We Should Be Told All the Mafia Facts
Yesterday's headlines posed a question vital to every citizen of the United States.
"Is the Mafia fact or fiction?" asked the black type.
The question was inspired by two opposing views.
One belonged to Alvin H. Goldstein Jr., described by newspaper stories as a former New York racket buster now probing crime in California.
The other belonged to Los Angeles Police Chief William H. Parker.
Mr. Goldstein, 32, was brought to California more than a year ago by Gov. Pat Brown when the latter was attorney general of the state. The young investigator was asked to survey criminal activities here.
His probe apparently led him to the conclusion that there is no Mafia in California.
And he said so.
In fact, declared Mr. Goldstein, people who say there is a Mafia may some day be charged with fabricating "the most colossal hoax ever thrust upon the American public."
A pretty strong statement.
And one to which Parker took immediate and violent exception.
The Mafia is real and it is here, the chief said for the hundredth time.
He accused Mr. Goldstein of being a Johnny-come-lately who has "a lot to learn."
In an effort to throw some additional light on the controversy, without subscribing to either Goldstein's or Parker's views, I talked to another man with an opinion.
A gentleman who has studied the Mafia problem for almost a quarter of a century. He is Santa Ana's police chief, Edward J. Allen.

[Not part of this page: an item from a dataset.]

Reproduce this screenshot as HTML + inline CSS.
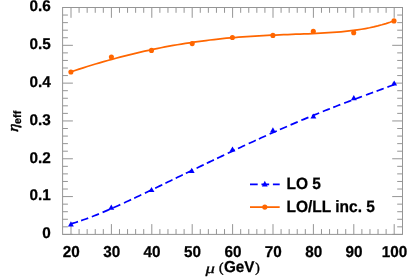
<!DOCTYPE html><html><head><meta charset="utf-8"><style>html,body{margin:0;padding:0;background:#fff}svg{display:block;will-change:transform}text{font-family:"Liberation Sans",sans-serif;font-weight:bold;fill:#000;stroke:#000;stroke-width:0.25px;stroke-linejoin:round;text-rendering:geometricPrecision}</style></head><body>
<svg width="415" height="277" viewBox="0 0 415 277">
<rect width="415" height="277" fill="#fff"/>
<path d="M71.00 234.4v-10.3M71.00 7.5v10.3M79.08 234.4v-5.3M79.08 7.5v5.3M87.16 234.4v-5.3M87.16 7.5v5.3M95.24 234.4v-5.3M95.24 7.5v5.3M103.32 234.4v-5.3M103.32 7.5v5.3M111.40 234.4v-10.3M111.40 7.5v10.3M119.48 234.4v-5.3M119.48 7.5v5.3M127.56 234.4v-5.3M127.56 7.5v5.3M135.64 234.4v-5.3M135.64 7.5v5.3M143.72 234.4v-5.3M143.72 7.5v5.3M151.80 234.4v-10.3M151.80 7.5v10.3M159.88 234.4v-5.3M159.88 7.5v5.3M167.96 234.4v-5.3M167.96 7.5v5.3M176.04 234.4v-5.3M176.04 7.5v5.3M184.12 234.4v-5.3M184.12 7.5v5.3M192.20 234.4v-10.3M192.20 7.5v10.3M200.28 234.4v-5.3M200.28 7.5v5.3M208.36 234.4v-5.3M208.36 7.5v5.3M216.44 234.4v-5.3M216.44 7.5v5.3M224.52 234.4v-5.3M224.52 7.5v5.3M232.60 234.4v-10.3M232.60 7.5v10.3M240.68 234.4v-5.3M240.68 7.5v5.3M248.76 234.4v-5.3M248.76 7.5v5.3M256.84 234.4v-5.3M256.84 7.5v5.3M264.92 234.4v-5.3M264.92 7.5v5.3M273.00 234.4v-10.3M273.00 7.5v10.3M281.08 234.4v-5.3M281.08 7.5v5.3M289.16 234.4v-5.3M289.16 7.5v5.3M297.24 234.4v-5.3M297.24 7.5v5.3M305.32 234.4v-5.3M305.32 7.5v5.3M313.40 234.4v-10.3M313.40 7.5v10.3M321.48 234.4v-5.3M321.48 7.5v5.3M329.56 234.4v-5.3M329.56 7.5v5.3M337.64 234.4v-5.3M337.64 7.5v5.3M345.72 234.4v-5.3M345.72 7.5v5.3M353.80 234.4v-10.3M353.80 7.5v10.3M361.88 234.4v-5.3M361.88 7.5v5.3M369.96 234.4v-5.3M369.96 7.5v5.3M378.04 234.4v-5.3M378.04 7.5v5.3M386.12 234.4v-5.3M386.12 7.5v5.3M394.20 234.4v-10.3M394.20 7.5v10.3M62.6 234.40h10.3M402.5 234.40h-10.3M62.6 226.84h5.3M402.5 226.84h-5.3M62.6 219.27h5.3M402.5 219.27h-5.3M62.6 211.71h5.3M402.5 211.71h-5.3M62.6 204.15h5.3M402.5 204.15h-5.3M62.6 196.58h10.3M402.5 196.58h-10.3M62.6 189.02h5.3M402.5 189.02h-5.3M62.6 181.46h5.3M402.5 181.46h-5.3M62.6 173.89h5.3M402.5 173.89h-5.3M62.6 166.33h5.3M402.5 166.33h-5.3M62.6 158.77h10.3M402.5 158.77h-10.3M62.6 151.20h5.3M402.5 151.20h-5.3M62.6 143.64h5.3M402.5 143.64h-5.3M62.6 136.08h5.3M402.5 136.08h-5.3M62.6 128.51h5.3M402.5 128.51h-5.3M62.6 120.95h10.3M402.5 120.95h-10.3M62.6 113.39h5.3M402.5 113.39h-5.3M62.6 105.82h5.3M402.5 105.82h-5.3M62.6 98.26h5.3M402.5 98.26h-5.3M62.6 90.70h5.3M402.5 90.70h-5.3M62.6 83.13h10.3M402.5 83.13h-10.3M62.6 75.57h5.3M402.5 75.57h-5.3M62.6 68.01h5.3M402.5 68.01h-5.3M62.6 60.44h5.3M402.5 60.44h-5.3M62.6 52.88h5.3M402.5 52.88h-5.3M62.6 45.32h10.3M402.5 45.32h-10.3M62.6 37.75h5.3M402.5 37.75h-5.3M62.6 30.19h5.3M402.5 30.19h-5.3M62.6 22.63h5.3M402.5 22.63h-5.3M62.6 15.06h5.3M402.5 15.06h-5.3M62.6 7.50h10.3M402.5 7.50h-10.3" stroke="#959595" stroke-width="1" fill="none"/>
<rect x="62.6" y="7.5" width="339.9" height="226.9" fill="none" stroke="#959595" stroke-width="1"/>
<path d="M70.90 71.82 L74.99 70.46 L79.08 69.13 L83.17 67.82 L87.26 66.53 L91.36 65.27 L95.45 64.03 L99.54 62.82 L103.63 61.64 L107.72 60.48 L111.81 59.34 L115.90 58.23 L119.99 57.15 L124.08 56.09 L128.18 55.06 L132.27 54.05 L136.36 53.08 L140.45 52.12 L144.54 51.20 L148.63 50.30 L152.72 49.43 L156.81 48.58 L160.91 47.76 L165.00 46.97 L169.09 46.20 L173.18 45.46 L177.27 44.75 L181.36 44.07 L185.45 43.41 L189.54 42.77 L193.63 42.17 L197.73 41.59 L201.82 41.03 L205.91 40.51 L210.00 40.00 L214.09 39.53 L218.18 39.08 L222.27 38.65 L226.36 38.24 L230.45 37.86 L234.55 37.51 L238.64 37.17 L242.73 36.86 L246.82 36.57 L250.91 36.29 L255.00 36.04 L259.09 35.80 L263.18 35.58 L267.27 35.38 L271.37 35.19 L275.46 35.01 L279.55 34.84 L283.64 34.68 L287.73 34.52 L291.82 34.37 L295.91 34.22 L300.00 34.07 L304.09 33.92 L308.19 33.76 L312.28 33.59 L316.37 33.40 L320.46 33.20 L324.55 32.98 L328.64 32.73 L332.73 32.45 L336.82 32.14 L340.92 31.79 L345.01 31.39 L349.10 30.95 L353.19 30.44 L357.28 29.88 L361.37 29.24 L365.46 28.53 L369.55 27.74 L373.64 26.85 L377.74 25.86 L381.83 24.77 L385.92 23.56 L390.01 22.22 L394.10 20.74" stroke="#ff6600" stroke-width="1.75" fill="none"/>
<circle cx="70.9" cy="72.0" r="2.55" fill="#ff6600"/>
<circle cx="111.4" cy="57.0" r="2.55" fill="#ff6600"/>
<circle cx="151.5" cy="50.4" r="2.55" fill="#ff6600"/>
<circle cx="192.2" cy="43.6" r="2.55" fill="#ff6600"/>
<circle cx="232.4" cy="37.5" r="2.55" fill="#ff6600"/>
<circle cx="272.9" cy="35.4" r="2.55" fill="#ff6600"/>
<circle cx="313.3" cy="31.4" r="2.55" fill="#ff6600"/>
<circle cx="353.7" cy="32.75" r="2.55" fill="#ff6600"/>
<circle cx="394.0" cy="20.9" r="2.55" fill="#ff6600"/>
<path d="M70.90 223.88 L73.27 223.17 L75.63 222.44 L78.00 221.68M81.10 220.63 L83.47 219.81 L85.83 218.96 L88.20 218.09M91.85 216.70 L94.22 215.78 L96.58 214.84 L98.95 213.88M102.60 212.37 L104.97 211.37 L107.33 210.36 L109.70 209.34M113.20 207.80 L115.57 206.75 L117.93 205.69 L120.30 204.62M124.00 202.93 L126.37 201.84 L128.73 200.75 L131.10 199.64M134.20 198.19 L136.57 197.07 L138.93 195.96 L141.30 194.83M144.90 193.12 L147.27 191.98 L149.63 190.85 L152.00 189.71M155.20 188.17 L157.57 187.03 L159.93 185.89 L162.30 184.74M165.40 183.24 L167.77 182.10 L170.13 180.95 L172.50 179.81M175.70 178.26 L178.07 177.11 L180.43 175.96 L182.80 174.82M185.85 173.35 L188.22 172.20 L190.58 171.06 L192.95 169.92M196.60 168.16 L198.97 167.02 L201.33 165.89 L203.70 164.75M206.80 163.27 L209.17 162.14 L211.53 161.01 L213.90 159.88M217.10 158.36 L219.47 157.24 L221.83 156.12 L224.20 155.00M227.75 153.33 L230.12 152.22 L232.48 151.11 L234.85 150.00M238.00 148.53 L240.37 147.43 L242.73 146.33 L245.10 145.24M248.70 143.58 L251.07 142.49 L253.43 141.41 L255.80 140.33M258.90 138.92 L261.27 137.85 L263.63 136.78 L266.00 135.71M269.65 134.08 L272.02 133.02 L274.38 131.97 L276.75 130.93M279.90 129.54 L282.27 128.50 L284.63 127.47 L287.00 126.44M290.60 124.89 L292.97 123.88 L295.33 122.87 L297.70 121.86M301.30 120.34 L303.67 119.35 L306.03 118.36 L308.40 117.38M312.05 115.87 L314.42 114.90 L316.78 113.94 L319.15 112.98M322.80 111.51 L325.17 110.57 L327.53 109.63 L329.90 108.69M333.20 107.40 L335.57 106.48 L337.93 105.56 L340.30 104.65M344.20 103.15 L346.57 102.25 L348.93 101.36 L351.30 100.47M354.90 99.12 L357.27 98.23 L359.63 97.35 L362.00 96.47M366.00 95.00 L368.37 94.12 L370.73 93.25 L373.10 92.38M376.60 91.09 L378.97 90.22 L381.33 89.35 L383.70 88.47M387.40 87.10 L389.63 86.27 L391.87 85.43 L394.10 84.59" stroke="#0000ff" stroke-width="1.7" fill="none"/>
<path d="M67.95 226.40L73.85 226.40L70.90 221.20Z" fill="#0000ff"/>
<path d="M108.35 209.70L114.25 209.70L111.30 204.50Z" fill="#0000ff"/>
<path d="M148.55 192.10L154.45 192.10L151.50 186.90Z" fill="#0000ff"/>
<path d="M188.75 172.95L194.65 172.95L191.70 167.75Z" fill="#0000ff"/>
<path d="M229.55 151.60L235.45 151.60L232.50 146.40Z" fill="#0000ff"/>
<path d="M269.95 132.45L275.85 132.45L272.90 127.25Z" fill="#0000ff"/>
<path d="M310.45 118.60L316.35 118.60L313.40 113.40Z" fill="#0000ff"/>
<path d="M350.85 100.30L356.75 100.30L353.80 95.10Z" fill="#0000ff"/>
<path d="M391.25 85.60L397.15 85.60L394.20 80.40Z" fill="#0000ff"/>
<text transform="translate(50.8 238.20) scale(1 1.015)" font-size="15.3" text-anchor="end">0</text>
<text transform="translate(50.8 200.38) scale(1 1.015)" font-size="15.3" text-anchor="end">0.1</text>
<text transform="translate(50.8 162.57) scale(1 1.015)" font-size="15.3" text-anchor="end">0.2</text>
<text transform="translate(50.8 124.75) scale(1 1.015)" font-size="15.3" text-anchor="end">0.3</text>
<text transform="translate(50.8 86.93) scale(1 1.015)" font-size="15.3" text-anchor="end">0.4</text>
<text transform="translate(50.8 49.12) scale(1 1.015)" font-size="15.3" text-anchor="end">0.5</text>
<text transform="translate(50.8 11.30) scale(1 1.015)" font-size="15.3" text-anchor="end">0.6</text>
<text transform="translate(71.30 256.55) scale(1 1.03)" font-size="15.3" text-anchor="middle">20</text>
<text transform="translate(111.70 256.55) scale(1 1.03)" font-size="15.3" text-anchor="middle">30</text>
<text transform="translate(152.10 256.55) scale(1 1.03)" font-size="15.3" text-anchor="middle">40</text>
<text transform="translate(192.50 256.55) scale(1 1.03)" font-size="15.3" text-anchor="middle">50</text>
<text transform="translate(232.90 256.55) scale(1 1.03)" font-size="15.3" text-anchor="middle">60</text>
<text transform="translate(273.30 256.55) scale(1 1.03)" font-size="15.3" text-anchor="middle">70</text>
<text transform="translate(313.70 256.55) scale(1 1.03)" font-size="15.3" text-anchor="middle">80</text>
<text transform="translate(354.10 256.55) scale(1 1.03)" font-size="15.3" text-anchor="middle">90</text>
<text transform="translate(394.50 256.55) scale(1 1.03)" font-size="15.3" text-anchor="middle">100</text>
<text transform="translate(205.4 272.8) scale(1.3 1)" style="font-family:Liberation Serif,serif;font-style:italic;font-weight:normal;stroke-width:0.3px" font-size="14.4">μ</text>
<text transform="translate(218.9 272.0)" style="font-family:Liberation Serif,serif;font-weight:normal;stroke-width:0.45px" font-size="13.6">(</text>
<text transform="translate(223.9 272) scale(1 1.03)" font-size="15.3">GeV</text>
<text transform="translate(255.3 272.0)" style="font-family:Liberation Serif,serif;font-weight:normal;stroke-width:0.45px" font-size="13.6">)</text>
<text transform="translate(17.85 132.0) rotate(-90) skewX(-5) scale(1.08 1)" style="font-family:Liberation Serif,serif;font-style:italic;font-weight:normal;stroke-width:0.5px" font-size="15">η</text>
<text transform="translate(21.0 123.9) rotate(-90)" font-size="10.8">eff</text>
<path d="M250 184.4H279.7" stroke="#0000ff" stroke-width="1.7" stroke-dasharray="7.7 3.75" fill="none"/>
<path d="M261.90 186.45L267.70 186.45L264.80 180.75Z" fill="#0000ff"/>
<text transform="translate(286.5 188.8) scale(1 1.06)" font-size="15.5">LO 5</text>
<path d="M250 207.1H279.7" stroke="#ff6600" stroke-width="1.75" fill="none"/>
<circle cx="264.8" cy="207.1" r="2.6" fill="#ff6600"/>
<text transform="translate(286.5 211.6) scale(1 1.06)" font-size="15.5">LO/LL inc. 5</text>
</svg></body></html>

And he was reared in what he calls a Mafia stronghold in the eastern part of the nation.
"Where I grew up, everyone knew about the organization," Chief Allen told me.
"We all knew about Mafia killings, so it is always a surprise to me to hear people deny the Mafia's existence."
"In other words," I said, "you definitely believe it exists?"
"Sure it exists," he answered.
"In California?" I continued.
"Not to the extent that it does elsewhere," he explained. "Government in California is much cleaner and that is also true of law enforcement, which makes it tough for the Mafia to worm its way in."
"But the leaders are here," he added.
"They want to become respectable. That's why you see them moving into neighborhoods like Beverly Hills, for instance."
"It's to the shame of legitimate society that they do gain entry to the better areas. The Mafia contaminates everything it touches."
I asked Chief Allen about rumors that the Mafia is made up almost entirely of Americans of Sicilian birth or extraction.
"That's no rumor," he snapped. "That's fact. To attain top recognition within the group, you must be Sicilian."
"Then why," I continued, "do I hear names, obviously not Sicilian, mentioned as having Mafia connections?"
"That's easy," he answered. "They work with others. Use others.
"Oh, they'll accept financing from somebody else. But remember, although money talks, Mafia guns talk louder."
"Then you feel Goldstein was wrong in his appraisal of the Mafia's existence?" I asked the veteran law enforcement officer.
Let Us Examine the Record
"Absolutely," he said.
"Mr. Goldstein did the Mafia a great favor when he said it didn't exist. They'd like everyone to believe that."
I don't know. Maybe Goldstein is right when he says the Mafia is just a myth. But he was a trifle vague in explaining why he thinks so.
If he has facts to back his statement, I, for one, would like the hear them.